The GOP has declared war on the nation’s regulatory agencies, particularly the Environmental Protection Agency, and Rep. Doug Collins of Georgia is one of their top congressional lieutenants.

This month, he reintroduced the Sunshine for Regulatory Decrees and Settlements Act in the House while Sen. Chuck Grassley, R-Iowa, introduced companion legislation in the Senate.

“The Sunshine Act represents a commitment I made to regulatory reform in my first term in office,” Collins told the Washington Examiner. “Consent decrees weren’t designed as tools for backroom deals without the input of the people they impact most. This legislation lessens the power of bureaucrats to burden hardworking Americans with rules that bog down our economy and erode Americans’ right to know about and respond to federal rulemaking.”

Shortened to the Sunshine Act, it restricts agencies’ ability to reach agreements with affected entities to bring them into compliance with federal laws and rules. Such agreements usually stem from lawsuits, which are then scuttled in favor of mediation to reach a legally binding consent order.

Such “sue-and-settle” arrangements are unfair, favor outside groups and are not subject to public scrutiny, Collins argues.

“What we were having is basically the usurpation of what should be the normal process,” Collins said. “Regulatory law should never be determined by outside groups.”

Advocacy groups, such as environmental organizations, will claim that a company or municipality or individual is violating the Clean Water Act, for example. Or they’ll notice that the EPA missed a deadline for rulemaking. Then they file suit. The entity that allegedly isn’t complying with federal laws will then sit down with regulators and hash out a settlement that dismisses the suit.

The negotiations are private and the resulting consent decree becomes federal regulation.

Environmental groups are “basically calling their friends at the EPA” and colluding with them by bringing a suit, forcing an industry or other entity that otherwise was resisting the EPA to the negotiating table, then finalizing rules that everyone else will also have to follow without the usual lengthy, rulemaking process, Collins said.

The results are “sweetheart side deals for environmental groups and others who know they can’t get the laws they want” through Congress, he said.

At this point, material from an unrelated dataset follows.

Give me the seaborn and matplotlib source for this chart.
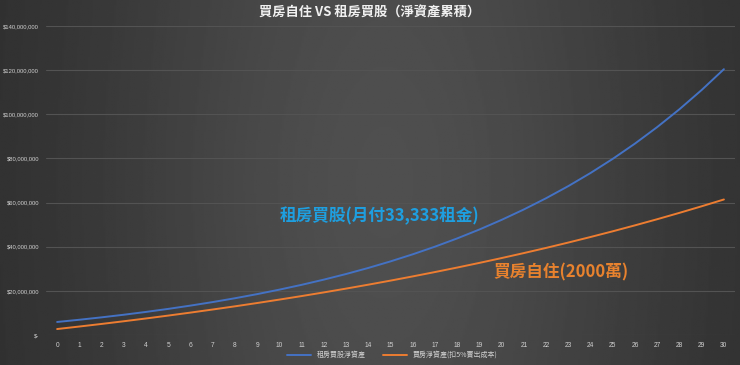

Under his legislation, agencies would have to publicly post and inform Congress about such complaints and the resulting agreements. Complaints could not be filed and settled the same day, thereby barring pre-negotiated consent decrees. Regulators would have to inform all interested parties about complaints and allow them to join settlement negotiations. And agencies would have to publish consent decrees in the Federal Register and open a 60-day public comment period before the agreements are finalized.

“Consent decrees are a very valuable tool” that regulators should be able to use, Collins said. His law “just makes sure all affected parties can join in and know what’s happening” before being subjected to new rules.

Collins used the Maximum Achievable Control Technology Utility Rule as an example of a regulation stemming from a “sweetheart” consent decree.

He claims it costs affected industries more than $9 billion annually to comply, and that the emissions restrictions it enforces were outside the Clean Air Act, the law under which the suit was filed.

Congress, and the public, should be allowed a say in such major regulations, Collins said.

“Some of these issues are not partisan issues,” he said about Republicans’ overall effort to have more say in the regulatory process. “It’s just good governance. I don’t want a Republican president circumventing Congress either.”